GOAL: Return exactly the lines that run from the beginning through the line containing "legendMark.getContext('2d').fillRect(0, 0, 10, 10);", both included, and no others.

******

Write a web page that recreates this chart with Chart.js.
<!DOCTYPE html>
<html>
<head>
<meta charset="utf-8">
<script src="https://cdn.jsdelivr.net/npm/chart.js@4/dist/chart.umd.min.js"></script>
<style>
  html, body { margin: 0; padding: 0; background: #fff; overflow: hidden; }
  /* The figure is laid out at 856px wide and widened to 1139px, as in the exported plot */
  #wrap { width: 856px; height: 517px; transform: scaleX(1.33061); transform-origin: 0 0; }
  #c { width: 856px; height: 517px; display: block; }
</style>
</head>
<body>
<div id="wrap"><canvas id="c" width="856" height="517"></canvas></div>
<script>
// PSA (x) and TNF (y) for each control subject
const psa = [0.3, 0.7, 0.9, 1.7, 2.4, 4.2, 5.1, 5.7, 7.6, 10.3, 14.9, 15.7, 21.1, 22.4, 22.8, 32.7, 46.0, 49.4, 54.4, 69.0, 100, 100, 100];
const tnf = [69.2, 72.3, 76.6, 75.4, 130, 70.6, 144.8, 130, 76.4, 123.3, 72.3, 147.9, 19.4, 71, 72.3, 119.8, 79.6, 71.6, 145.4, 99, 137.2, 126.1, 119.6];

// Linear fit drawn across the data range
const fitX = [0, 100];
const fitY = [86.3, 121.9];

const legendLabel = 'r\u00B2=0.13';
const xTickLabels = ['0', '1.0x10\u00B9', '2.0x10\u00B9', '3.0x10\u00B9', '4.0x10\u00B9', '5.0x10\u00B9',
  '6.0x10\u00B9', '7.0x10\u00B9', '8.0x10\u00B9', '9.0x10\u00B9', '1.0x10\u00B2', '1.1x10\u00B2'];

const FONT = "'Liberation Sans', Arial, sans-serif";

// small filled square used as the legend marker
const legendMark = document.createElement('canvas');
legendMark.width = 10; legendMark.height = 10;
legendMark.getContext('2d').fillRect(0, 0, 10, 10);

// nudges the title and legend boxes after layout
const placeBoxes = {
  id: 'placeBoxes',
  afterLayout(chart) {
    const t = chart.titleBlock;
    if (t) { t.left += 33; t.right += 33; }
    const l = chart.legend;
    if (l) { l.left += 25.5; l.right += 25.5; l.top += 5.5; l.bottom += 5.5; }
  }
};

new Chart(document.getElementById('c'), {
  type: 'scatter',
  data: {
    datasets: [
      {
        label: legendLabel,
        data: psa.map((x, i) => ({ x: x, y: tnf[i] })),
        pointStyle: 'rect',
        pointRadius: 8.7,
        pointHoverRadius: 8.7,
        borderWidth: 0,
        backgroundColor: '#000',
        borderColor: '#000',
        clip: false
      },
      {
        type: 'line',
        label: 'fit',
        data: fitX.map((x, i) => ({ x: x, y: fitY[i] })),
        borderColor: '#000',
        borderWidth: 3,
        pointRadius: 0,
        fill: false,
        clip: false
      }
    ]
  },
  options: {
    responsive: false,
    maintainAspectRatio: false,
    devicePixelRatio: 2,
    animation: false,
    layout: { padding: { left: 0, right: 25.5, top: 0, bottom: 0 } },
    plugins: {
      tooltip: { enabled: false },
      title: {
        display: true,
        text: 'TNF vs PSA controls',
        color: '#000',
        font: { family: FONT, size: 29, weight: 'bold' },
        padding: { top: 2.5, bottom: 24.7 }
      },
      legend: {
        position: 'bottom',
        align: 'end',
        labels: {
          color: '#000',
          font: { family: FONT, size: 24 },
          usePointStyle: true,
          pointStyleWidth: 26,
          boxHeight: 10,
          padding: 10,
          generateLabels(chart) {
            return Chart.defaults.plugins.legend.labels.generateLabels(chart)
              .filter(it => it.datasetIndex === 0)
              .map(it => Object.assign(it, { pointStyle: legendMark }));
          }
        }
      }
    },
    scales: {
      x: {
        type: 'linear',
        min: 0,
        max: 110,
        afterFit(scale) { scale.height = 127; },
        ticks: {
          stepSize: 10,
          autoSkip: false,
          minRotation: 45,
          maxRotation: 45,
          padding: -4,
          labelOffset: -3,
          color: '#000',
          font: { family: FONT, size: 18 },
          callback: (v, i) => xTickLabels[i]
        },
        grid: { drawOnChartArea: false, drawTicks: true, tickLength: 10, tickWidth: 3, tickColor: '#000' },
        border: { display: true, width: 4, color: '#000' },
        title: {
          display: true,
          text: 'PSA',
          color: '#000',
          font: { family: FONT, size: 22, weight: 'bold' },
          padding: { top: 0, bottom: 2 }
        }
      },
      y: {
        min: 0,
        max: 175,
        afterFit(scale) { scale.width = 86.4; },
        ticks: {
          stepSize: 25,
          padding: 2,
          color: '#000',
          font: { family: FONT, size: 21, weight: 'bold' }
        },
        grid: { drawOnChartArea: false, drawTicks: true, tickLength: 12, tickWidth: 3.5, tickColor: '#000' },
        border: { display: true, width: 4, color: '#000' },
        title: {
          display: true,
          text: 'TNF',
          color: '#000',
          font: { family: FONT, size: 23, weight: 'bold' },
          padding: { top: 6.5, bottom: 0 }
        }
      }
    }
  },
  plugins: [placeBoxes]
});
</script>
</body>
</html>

******

OUTPUT:
Write a web page that recreates this chart with Chart.js.
<!DOCTYPE html>
<html>
<head>
<meta charset="utf-8">
<script src="https://cdn.jsdelivr.net/npm/chart.js@4/dist/chart.umd.min.js"></script>
<style>
  html, body { margin: 0; padding: 0; background: #fff; overflow: hidden; }
  /* The figure is laid out at 856px wide and widened to 1139px, as in the exported plot */
  #wrap { width: 856px; height: 517px; transform: scaleX(1.33061); transform-origin: 0 0; }
  #c { width: 856px; height: 517px; display: block; }
</style>
</head>
<body>
<div id="wrap"><canvas id="c" width="856" height="517"></canvas></div>
<script>
// PSA (x) and TNF (y) for each control subject
const psa = [0.3, 0.7, 0.9, 1.7, 2.4, 4.2, 5.1, 5.7, 7.6, 10.3, 14.9, 15.7, 21.1, 22.4, 22.8, 32.7, 46.0, 49.4, 54.4, 69.0, 100, 100, 100];
const tnf = [69.2, 72.3, 76.6, 75.4, 130, 70.6, 144.8, 130, 76.4, 123.3, 72.3, 147.9, 19.4, 71, 72.3, 119.8, 79.6, 71.6, 145.4, 99, 137.2, 126.1, 119.6];

// Linear fit drawn across the data range
const fitX = [0, 100];
const fitY = [86.3, 121.9];

const legendLabel = 'r\u00B2=0.13';
const xTickLabels = ['0', '1.0x10\u00B9', '2.0x10\u00B9', '3.0x10\u00B9', '4.0x10\u00B9', '5.0x10\u00B9',
  '6.0x10\u00B9', '7.0x10\u00B9', '8.0x10\u00B9', '9.0x10\u00B9', '1.0x10\u00B2', '1.1x10\u00B2'];

const FONT = "'Liberation Sans', Arial, sans-serif";

// small filled square used as the legend marker
const legendMark = document.createElement('canvas');
legendMark.width = 10; legendMark.height = 10;
legendMark.getContext('2d').fillRect(0, 0, 10, 10);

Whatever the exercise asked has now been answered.